* **Instruction**: Tally the lines that hold the string "this", and reply with the count alone.
### Stored rows
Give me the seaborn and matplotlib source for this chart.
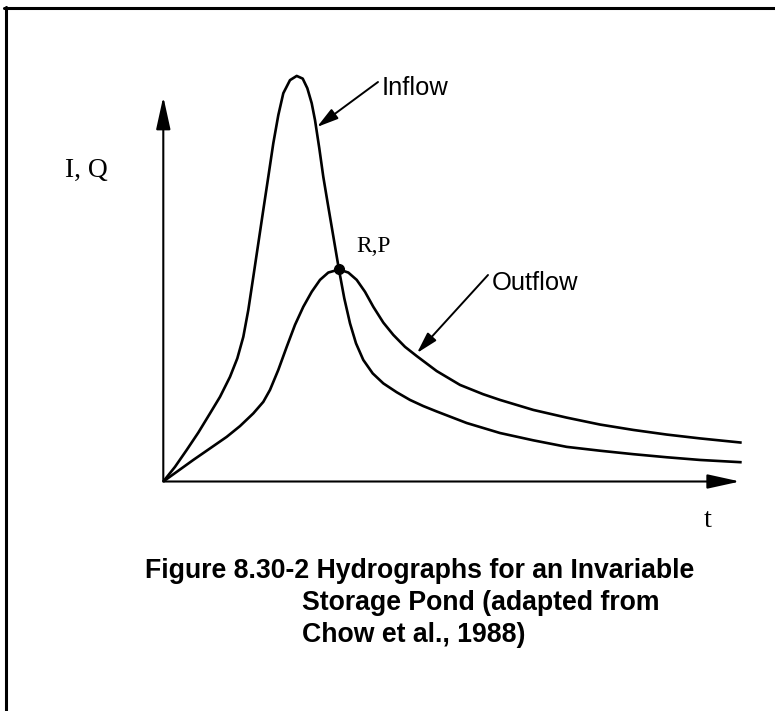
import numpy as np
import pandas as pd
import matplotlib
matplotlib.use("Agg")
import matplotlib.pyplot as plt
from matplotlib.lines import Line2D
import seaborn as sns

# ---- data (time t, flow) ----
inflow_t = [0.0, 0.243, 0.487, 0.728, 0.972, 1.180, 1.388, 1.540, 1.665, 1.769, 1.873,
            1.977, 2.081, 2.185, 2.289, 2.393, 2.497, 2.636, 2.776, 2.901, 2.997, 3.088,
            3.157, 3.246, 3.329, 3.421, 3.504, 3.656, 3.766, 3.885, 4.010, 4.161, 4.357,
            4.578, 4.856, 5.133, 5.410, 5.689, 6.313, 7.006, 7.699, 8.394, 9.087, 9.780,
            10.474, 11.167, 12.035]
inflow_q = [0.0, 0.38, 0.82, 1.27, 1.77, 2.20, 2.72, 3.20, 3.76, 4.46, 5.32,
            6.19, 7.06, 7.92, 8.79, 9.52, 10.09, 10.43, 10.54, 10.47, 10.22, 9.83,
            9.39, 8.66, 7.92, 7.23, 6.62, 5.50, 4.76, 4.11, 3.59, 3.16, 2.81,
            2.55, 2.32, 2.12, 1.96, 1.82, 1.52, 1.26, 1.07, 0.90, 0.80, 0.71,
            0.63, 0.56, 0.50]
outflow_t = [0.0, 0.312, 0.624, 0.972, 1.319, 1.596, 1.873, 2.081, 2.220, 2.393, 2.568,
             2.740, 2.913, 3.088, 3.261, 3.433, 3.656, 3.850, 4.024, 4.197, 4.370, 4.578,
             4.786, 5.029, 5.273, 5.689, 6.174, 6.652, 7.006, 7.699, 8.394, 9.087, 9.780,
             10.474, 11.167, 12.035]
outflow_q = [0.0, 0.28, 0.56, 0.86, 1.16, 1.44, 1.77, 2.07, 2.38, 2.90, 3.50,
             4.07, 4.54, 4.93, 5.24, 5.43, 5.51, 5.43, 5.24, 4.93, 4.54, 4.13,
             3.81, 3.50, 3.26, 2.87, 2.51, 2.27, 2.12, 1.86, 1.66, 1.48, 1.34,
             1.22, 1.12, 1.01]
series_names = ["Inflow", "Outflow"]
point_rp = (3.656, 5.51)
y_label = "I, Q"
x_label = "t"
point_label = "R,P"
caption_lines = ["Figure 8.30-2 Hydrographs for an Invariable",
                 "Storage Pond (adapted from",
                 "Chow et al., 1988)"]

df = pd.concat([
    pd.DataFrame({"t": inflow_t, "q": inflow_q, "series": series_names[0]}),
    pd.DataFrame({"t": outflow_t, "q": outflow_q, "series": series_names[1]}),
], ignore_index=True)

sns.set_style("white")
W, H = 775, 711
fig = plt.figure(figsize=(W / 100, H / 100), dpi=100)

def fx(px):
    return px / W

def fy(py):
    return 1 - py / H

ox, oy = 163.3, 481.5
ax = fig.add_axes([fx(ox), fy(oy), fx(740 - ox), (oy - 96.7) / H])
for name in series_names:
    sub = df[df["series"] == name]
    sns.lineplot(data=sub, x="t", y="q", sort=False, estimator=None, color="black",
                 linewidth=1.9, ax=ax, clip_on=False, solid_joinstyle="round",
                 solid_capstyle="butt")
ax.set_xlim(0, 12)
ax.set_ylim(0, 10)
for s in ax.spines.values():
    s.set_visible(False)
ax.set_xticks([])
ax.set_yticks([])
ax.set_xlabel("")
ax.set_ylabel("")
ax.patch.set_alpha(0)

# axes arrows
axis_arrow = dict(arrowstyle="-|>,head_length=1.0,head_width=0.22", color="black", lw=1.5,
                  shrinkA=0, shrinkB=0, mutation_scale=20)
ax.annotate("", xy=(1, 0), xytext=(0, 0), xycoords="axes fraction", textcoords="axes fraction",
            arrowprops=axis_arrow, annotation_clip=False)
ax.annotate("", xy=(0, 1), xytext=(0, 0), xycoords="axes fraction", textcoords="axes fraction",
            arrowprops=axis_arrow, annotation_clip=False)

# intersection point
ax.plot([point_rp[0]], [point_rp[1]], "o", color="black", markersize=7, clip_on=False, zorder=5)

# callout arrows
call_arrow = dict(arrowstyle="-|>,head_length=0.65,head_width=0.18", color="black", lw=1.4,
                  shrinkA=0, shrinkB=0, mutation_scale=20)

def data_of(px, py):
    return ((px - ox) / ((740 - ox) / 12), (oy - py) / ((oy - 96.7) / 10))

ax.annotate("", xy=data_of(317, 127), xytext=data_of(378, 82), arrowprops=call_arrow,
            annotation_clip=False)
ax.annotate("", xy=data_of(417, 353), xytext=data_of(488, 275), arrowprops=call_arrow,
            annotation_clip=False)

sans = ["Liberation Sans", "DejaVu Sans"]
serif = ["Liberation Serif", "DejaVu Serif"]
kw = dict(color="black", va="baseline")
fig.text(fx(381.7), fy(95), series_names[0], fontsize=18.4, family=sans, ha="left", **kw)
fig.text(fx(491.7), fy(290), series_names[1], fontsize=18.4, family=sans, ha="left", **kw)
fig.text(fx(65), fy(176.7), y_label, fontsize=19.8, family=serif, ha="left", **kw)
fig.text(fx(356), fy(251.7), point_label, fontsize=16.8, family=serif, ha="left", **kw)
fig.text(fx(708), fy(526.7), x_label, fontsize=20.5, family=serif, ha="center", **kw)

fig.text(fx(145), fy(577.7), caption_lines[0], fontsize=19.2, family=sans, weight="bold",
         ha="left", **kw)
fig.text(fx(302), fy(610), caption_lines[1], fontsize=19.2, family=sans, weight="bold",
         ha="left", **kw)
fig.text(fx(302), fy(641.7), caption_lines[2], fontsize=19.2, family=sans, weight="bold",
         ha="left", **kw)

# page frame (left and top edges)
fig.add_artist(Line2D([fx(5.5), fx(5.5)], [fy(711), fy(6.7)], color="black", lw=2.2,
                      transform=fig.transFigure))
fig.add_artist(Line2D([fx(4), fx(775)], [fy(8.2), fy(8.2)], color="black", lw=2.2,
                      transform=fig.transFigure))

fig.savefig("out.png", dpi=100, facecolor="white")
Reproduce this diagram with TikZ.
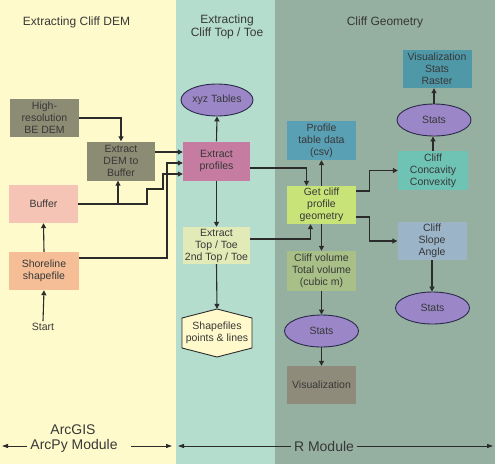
######
* **Full solution**: 2